(Your task):
Word for word, copy all the data and drop the pictures.

(Data extract):
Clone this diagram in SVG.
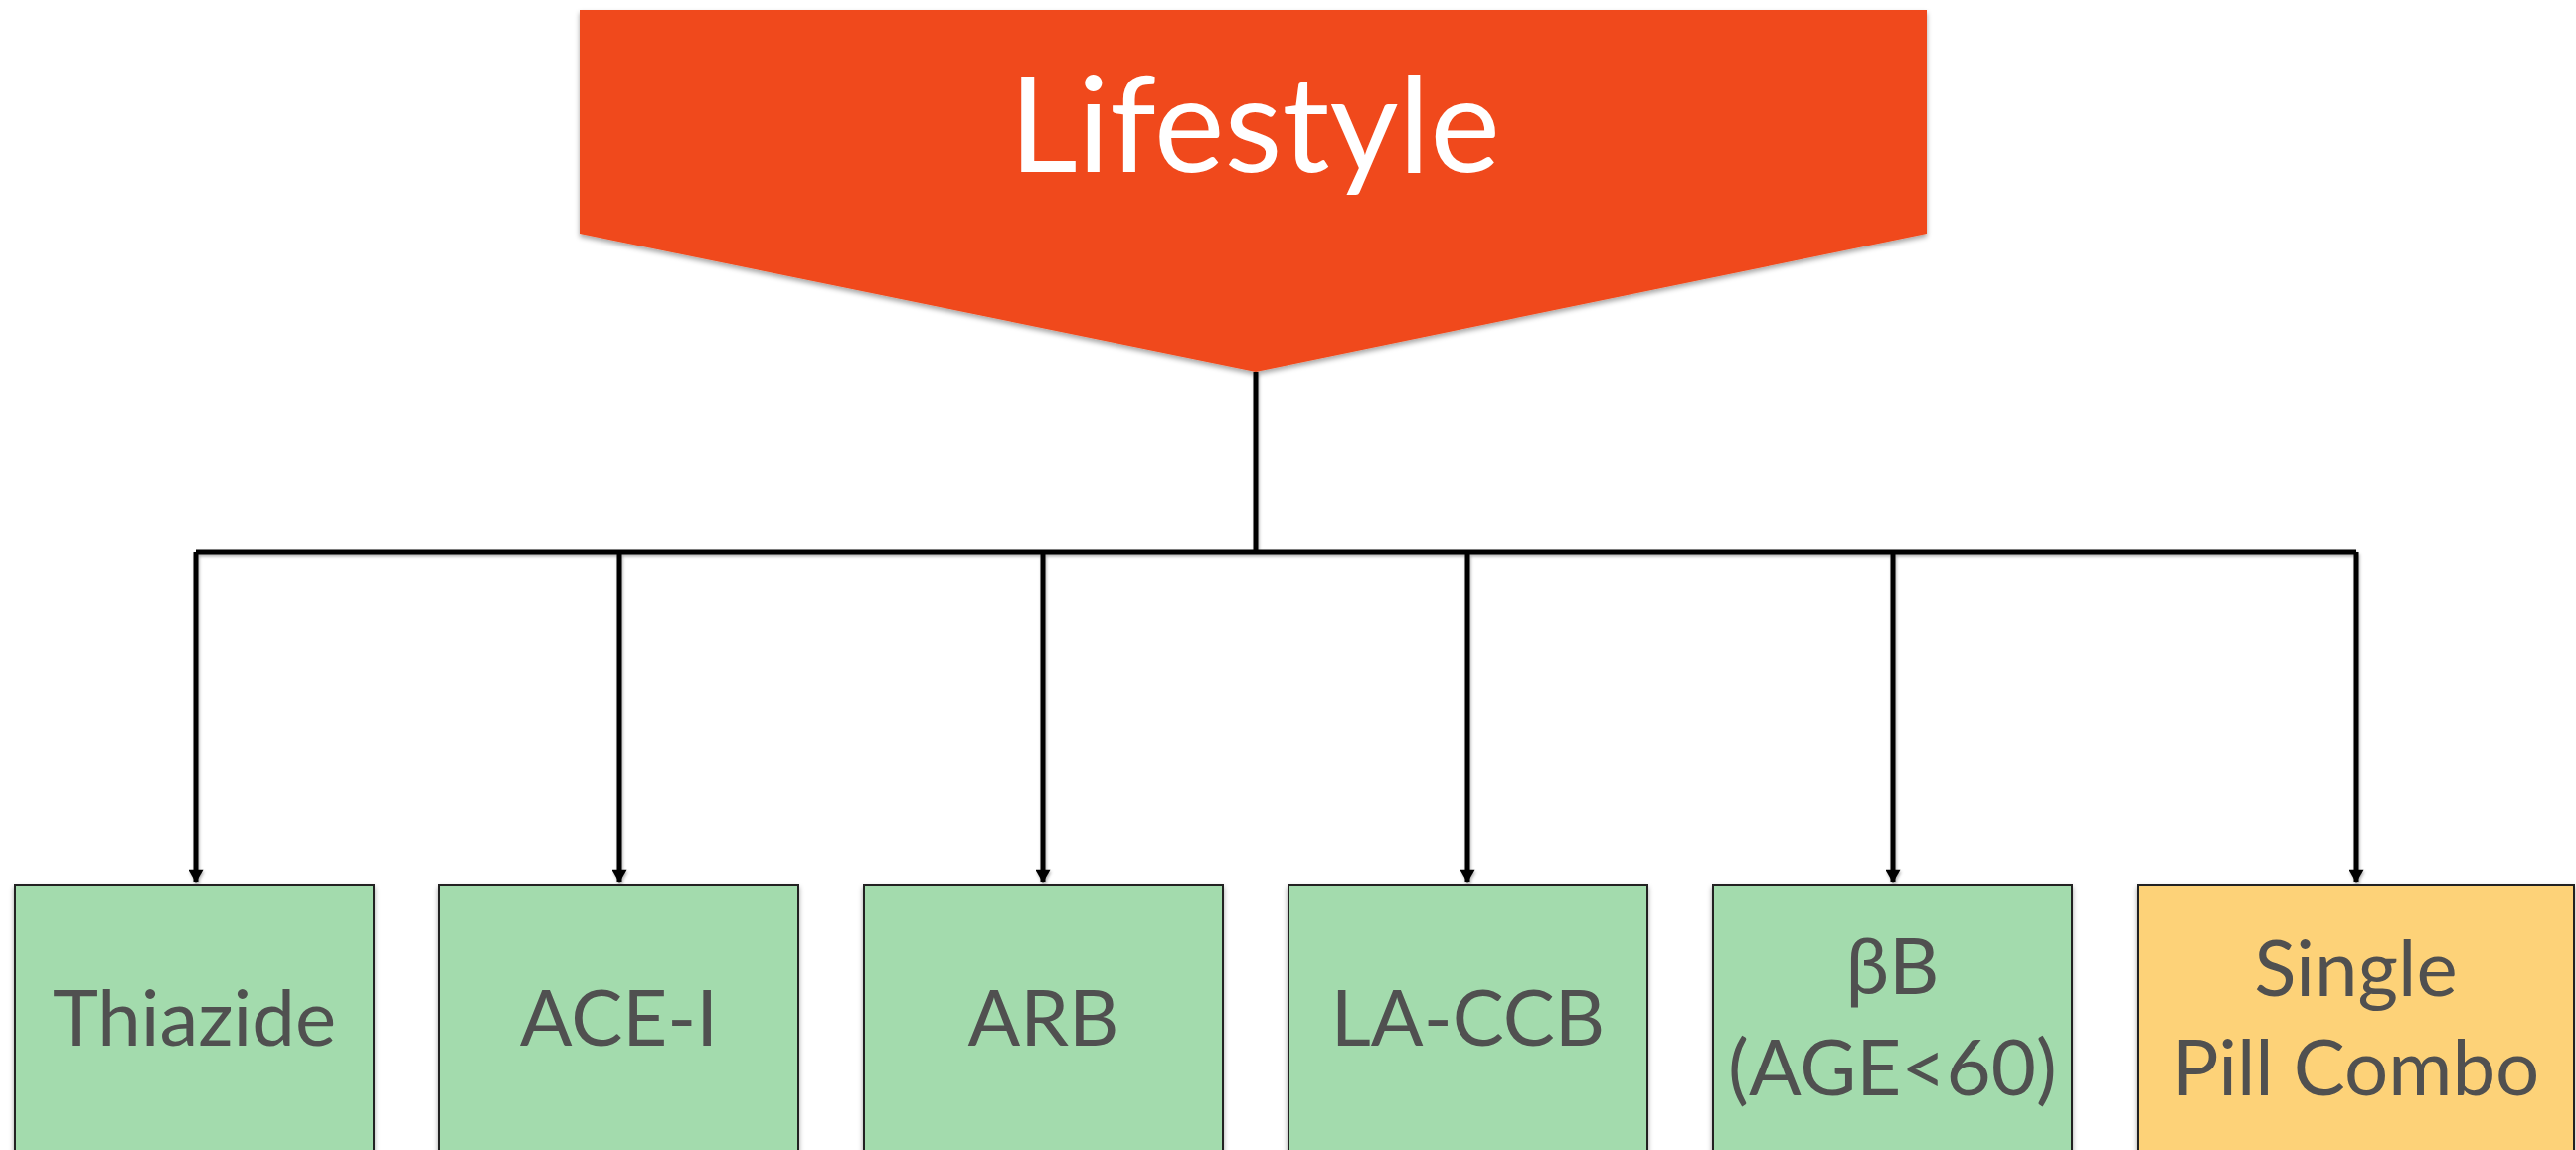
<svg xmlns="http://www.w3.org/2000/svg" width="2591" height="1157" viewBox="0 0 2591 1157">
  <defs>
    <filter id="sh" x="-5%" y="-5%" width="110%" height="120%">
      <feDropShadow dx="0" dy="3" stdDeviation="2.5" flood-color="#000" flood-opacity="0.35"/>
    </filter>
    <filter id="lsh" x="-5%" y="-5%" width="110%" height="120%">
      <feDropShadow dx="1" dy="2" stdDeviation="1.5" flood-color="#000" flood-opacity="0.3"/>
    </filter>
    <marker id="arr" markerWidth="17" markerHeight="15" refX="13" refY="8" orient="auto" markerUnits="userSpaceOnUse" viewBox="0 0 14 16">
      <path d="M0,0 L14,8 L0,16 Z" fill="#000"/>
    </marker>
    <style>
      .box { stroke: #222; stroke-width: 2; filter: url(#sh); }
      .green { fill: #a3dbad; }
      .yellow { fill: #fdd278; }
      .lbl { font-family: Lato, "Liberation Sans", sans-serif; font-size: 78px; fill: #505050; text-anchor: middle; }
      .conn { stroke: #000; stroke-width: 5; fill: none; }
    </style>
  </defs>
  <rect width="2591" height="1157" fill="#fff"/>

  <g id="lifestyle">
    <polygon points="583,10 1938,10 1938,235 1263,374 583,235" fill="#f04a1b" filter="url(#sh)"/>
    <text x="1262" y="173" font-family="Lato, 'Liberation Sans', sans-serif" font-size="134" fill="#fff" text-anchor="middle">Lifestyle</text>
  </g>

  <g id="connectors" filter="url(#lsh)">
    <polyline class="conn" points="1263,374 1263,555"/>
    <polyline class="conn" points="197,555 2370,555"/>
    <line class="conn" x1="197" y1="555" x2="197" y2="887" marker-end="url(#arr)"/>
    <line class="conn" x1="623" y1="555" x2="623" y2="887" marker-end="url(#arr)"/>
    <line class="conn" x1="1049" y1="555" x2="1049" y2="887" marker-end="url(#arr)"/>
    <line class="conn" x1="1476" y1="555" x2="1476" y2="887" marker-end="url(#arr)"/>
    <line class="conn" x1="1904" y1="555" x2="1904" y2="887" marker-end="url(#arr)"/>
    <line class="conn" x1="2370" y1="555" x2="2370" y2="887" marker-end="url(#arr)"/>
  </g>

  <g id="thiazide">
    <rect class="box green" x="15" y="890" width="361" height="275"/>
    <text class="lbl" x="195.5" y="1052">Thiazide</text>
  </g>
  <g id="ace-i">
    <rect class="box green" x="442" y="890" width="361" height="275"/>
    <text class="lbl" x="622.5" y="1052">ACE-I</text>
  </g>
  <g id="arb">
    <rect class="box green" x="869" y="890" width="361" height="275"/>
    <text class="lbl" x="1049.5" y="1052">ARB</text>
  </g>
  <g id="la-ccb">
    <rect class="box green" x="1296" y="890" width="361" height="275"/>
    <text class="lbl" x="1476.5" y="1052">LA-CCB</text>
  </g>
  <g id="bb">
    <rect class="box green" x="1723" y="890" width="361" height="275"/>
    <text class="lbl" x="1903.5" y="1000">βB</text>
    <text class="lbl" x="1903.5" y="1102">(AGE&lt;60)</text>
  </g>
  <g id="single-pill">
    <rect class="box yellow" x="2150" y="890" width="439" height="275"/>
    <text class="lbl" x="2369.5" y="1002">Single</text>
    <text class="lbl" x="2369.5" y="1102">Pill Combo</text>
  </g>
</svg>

(Answer to the task):
Clone this diagram in SVG.
<svg xmlns="http://www.w3.org/2000/svg" width="2591" height="1157" viewBox="0 0 2591 1157">
  <defs>
    <filter id="sh" x="-5%" y="-5%" width="110%" height="120%">
      <feDropShadow dx="0" dy="3" stdDeviation="2.5" flood-color="#000" flood-opacity="0.35"/>
    </filter>
    <filter id="lsh" x="-5%" y="-5%" width="110%" height="120%">
      <feDropShadow dx="1" dy="2" stdDeviation="1.5" flood-color="#000" flood-opacity="0.3"/>
    </filter>
    <marker id="arr" markerWidth="17" markerHeight="15" refX="13" refY="8" orient="auto" markerUnits="userSpaceOnUse" viewBox="0 0 14 16">
      <path d="M0,0 L14,8 L0,16 Z" fill="#000"/>
    </marker>
    <style>
      .box { stroke: #222; stroke-width: 2; filter: url(#sh); }
      .green { fill: #a3dbad; }
      .yellow { fill: #fdd278; }
      .lbl { font-family: Lato, "Liberation Sans", sans-serif; font-size: 78px; fill: #505050; text-anchor: middle; }
      .conn { stroke: #000; stroke-width: 5; fill: none; }
    </style>
  </defs>
  <rect width="2591" height="1157" fill="#fff"/>

  <g id="lifestyle">
    <polygon points="583,10 1938,10 1938,235 1263,374 583,235" fill="#f04a1b" filter="url(#sh)"/>
    <text x="1262" y="173" font-family="Lato, 'Liberation Sans', sans-serif" font-size="134" fill="#fff" text-anchor="middle">Lifestyle</text>
  </g>

  <g id="connectors" filter="url(#lsh)">
    <polyline class="conn" points="1263,374 1263,555"/>
    <polyline class="conn" points="197,555 2370,555"/>
    <line class="conn" x1="197" y1="555" x2="197" y2="887" marker-end="url(#arr)"/>
    <line class="conn" x1="623" y1="555" x2="623" y2="887" marker-end="url(#arr)"/>
    <line class="conn" x1="1049" y1="555" x2="1049" y2="887" marker-end="url(#arr)"/>
    <line class="conn" x1="1476" y1="555" x2="1476" y2="887" marker-end="url(#arr)"/>
    <line class="conn" x1="1904" y1="555" x2="1904" y2="887" marker-end="url(#arr)"/>
    <line class="conn" x1="2370" y1="555" x2="2370" y2="887" marker-end="url(#arr)"/>
  </g>

  <g id="thiazide">
    <rect class="box green" x="15" y="890" width="361" height="275"/>
    <text class="lbl" x="195.5" y="1052">Thiazide</text>
  </g>
  <g id="ace-i">
    <rect class="box green" x="442" y="890" width="361" height="275"/>
    <text class="lbl" x="622.5" y="1052">ACE-I</text>
  </g>
  <g id="arb">
    <rect class="box green" x="869" y="890" width="361" height="275"/>
    <text class="lbl" x="1049.5" y="1052">ARB</text>
  </g>
  <g id="la-ccb">
    <rect class="box green" x="1296" y="890" width="361" height="275"/>
    <text class="lbl" x="1476.5" y="1052">LA-CCB</text>
  </g>
  <g id="bb">
    <rect class="box green" x="1723" y="890" width="361" height="275"/>
    <text class="lbl" x="1903.5" y="1000">βB</text>
    <text class="lbl" x="1903.5" y="1102">(AGE&lt;60)</text>
  </g>
  <g id="single-pill">
    <rect class="box yellow" x="2150" y="890" width="439" height="275"/>
    <text class="lbl" x="2369.5" y="1002">Single</text>
    <text class="lbl" x="2369.5" y="1102">Pill Combo</text>
  </g>
</svg>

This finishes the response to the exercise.